The works of six contemporary Dominican women artists are now displayed at what is one of the few Black-owned galleries in the city: the Jenkins Johnson Gallery in Prospect Lefferts Gardens. The show, titled De Lo Mío (an affectionate phrase among Dominicans that one might use for a good friend) explores Blackness throughout the diaspora using naked women, domestic spaces, religious iconography, and blends of painted memories.
Curator Tiffany Alfonseca said she started the project because she felt that Dominican Afro-Latino and Black people are all but ignored — “Everyone in the art world is pretty much white, and some of them don’t even want to hear about your different culture. They are like, ‘I don’t care; they are all the same to me,’” she said.

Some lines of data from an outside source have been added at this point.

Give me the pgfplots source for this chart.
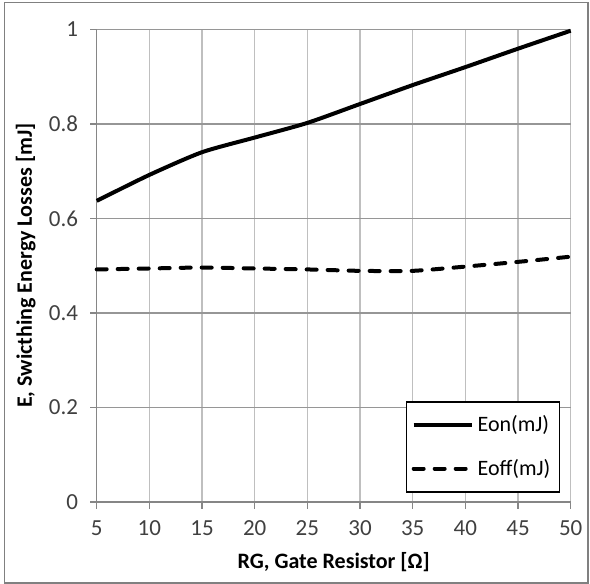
\documentclass[border=0pt]{standalone}
\usepackage{pgfplots}
\pgfplotsset{compat=1.18}
\usepackage{fontspec}
\setmainfont{Carlito}
\definecolor{gridv}{RGB}{191,191,191}
\definecolor{gridh}{RGB}{150,150,150}
\definecolor{axcol}{RGB}{134,134,134}
\definecolor{txt}{RGB}{64,64,64}
\begin{document}
\begin{tikzpicture}
\begin{axis}[
  at={(0,0)}, anchor=south west,
  scale only axis,
  width=237pt, height=236.35pt,
  xmin=5, xmax=50, ymin=0, ymax=1,
  xtick={5,10,...,50},
  ytick={0,0.2,0.4,0.6,0.8,1},
  yticklabels={0,0.2,0.4,0.6,0.8,1},
  axis lines=left,
  axis line style={-, color=axcol, line width=0.75pt},
  tick align=outside,
  major tick length=3.3pt,
  tick style={color=axcol, line width=0.75pt},
  xmajorgrids, ymajorgrids,
  x grid style={color=gridv, line width=0.75pt},
  y grid style={color=gridh, line width=0.75pt},
  /pgf/number format/assume math mode=true,
  ticklabel style={font=\fontsize{11.5}{13}\selectfont, text=txt},
  xticklabel style={yshift=-2.5pt},
  yticklabel style={xshift=-2.5pt},
  xlabel={\textbf{RG, Gate Resistor [Ω]}},
  ylabel={\textbf{E, Swicthing Energy Losses [mJ]}},
  label style={font=\fontsize{11}{13}\selectfont, text=black},
  xlabel style={at={(0.5,-0.127)}, anchor=center},
  ylabel style={at={(-0.15,0.5)}, anchor=center, rotate=0},
  legend cell align=left,
  legend image code/.code={\draw[#1] (0pt,0pt) -- (29pt,0pt);},
  legend style={at={(0.9774,0.0197)}, anchor=south east,
    draw=black, line width=0.6pt, fill=white,
    font=\fontsize{11}{13}\selectfont,
    inner xsep=2.5pt, inner ysep=5pt, row sep=8pt},
  clip=false,
]
\addplot[black, line width=2pt, smooth, tension=0.4] coordinates {
  (5,0.637) (10,0.692) (15,0.740) (20,0.771) (25,0.802) (30,0.842) (35,0.882) (40,0.920) (45,0.959) (50,0.997)
};
\addlegendentry{Eon(mJ)}
\addplot[black, line width=2pt, smooth, tension=0.4, line cap=round, dash pattern=on 5pt off 5.5pt] coordinates {
  (5,0.492) (10,0.494) (15,0.496) (20,0.494) (25,0.492) (30,0.489) (35,0.489) (40,0.498) (45,0.508) (50,0.519)
};
\addlegendentry{Eoff(mJ)}
\end{axis}
\draw[color=gray, line width=0.6pt] (-46pt,-40.5pt) rectangle (245.65pt,249.65pt);
\path[use as bounding box] (-48.35pt,-41pt) rectangle (246.65pt,251pt);
\end{tikzpicture}
\end{document}
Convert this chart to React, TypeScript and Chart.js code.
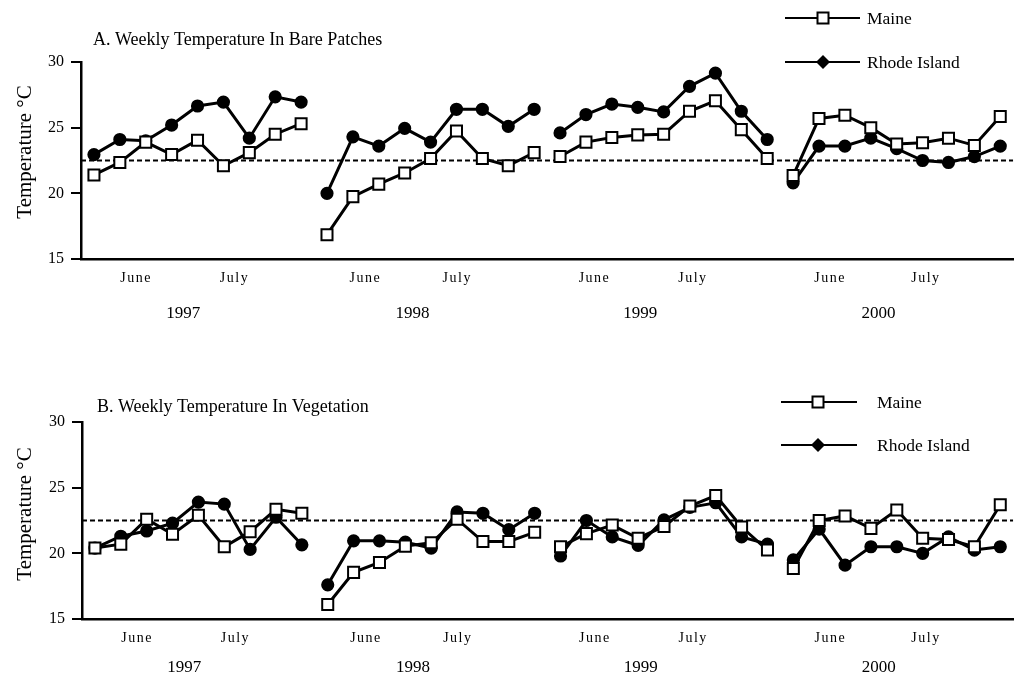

Alfonseca is also an artist, and her work appears in the show. She uses Pop art hues of greens, pinks and blues to create everyday, comforting backdrops: there might be Mickey Mouse stickers stuck on the pantry in the kitchen, mismatched flower curtains, or a clothesline hung with tourist t-shirts that somehow wound up in the hands of people who live in the DR. It’s a visual language that speaks to a wide swath of Latino culture.
But Alfonseca’s paintings also celebrate the dark-skinned individuals at the center of her work. Black hair texture on her canvases is made with paint mixed with glitter; a young girl is adorned with little sparkly gold hoops; and the women she depicts cooking or doing laundry alone are placed in front of light-catching blues and yellows, giving them an aura of solitary wisdom.
She says that because she’s a light-skinned Afro-Dominican, focusing on darker-skinned Afro-Dominicans is a political choice -- one that vibrantly declares “Latinidad is not a monolith. It includes Black people.”
Alfonseca’s work is sometimes categorized as African-American art, and she says, that’s the problem — “Just putting everyone in one category is super problematic, and it is also really lazy.”
Her approach is to offset that by including in this show artists who began in the same place culturally, but ended with a wide variety of viewpoints. They include Bianca Nemelc, Monica Hernandez, Uzumaki Cepeda, and Veronica Fernandez.
Another is Joiri Minaya, a multimedia artist who also focuses on black bodies but situates them in a historical context. She uses images of women from postcards she's found from around the Caribbean and then blends them with ethnographic photos from the late 1800s.
One work is a postcard portrait of a woman with a giant red flower over her ear. But her skin and eyes have been cut out and her body is filled in by a black and white photo of Black sugarcane workers. She said it’s “more about the historic conditions of the Black laboring body . . . here is a continuity there that people are not thinking about.”
Minaya’s work is meant to challenge the perceptions of white audiences, or those outside of their culture. For example, she contextualizes the tourism industry by spotlighting the Black human cost of vacationing at resorts in the Dominican Republic.
“A lot of the ways the global north thinks about the Caribbean has to do with leisure and entertainment and relaxing and having a good time..but all of these things are maintained by these bodies,” said Minaya.
Alfonseca hopes that all these works juxtaposed together will lead to a deeper conversation about race in the Dominican diaspora -- which gets more complicated if audiences take into consideration the Dominican Republic’s relationship with Haiti.
“It’s not that everything is about race, but at this point, it kinda has to be sometimes,” said Alfonseca.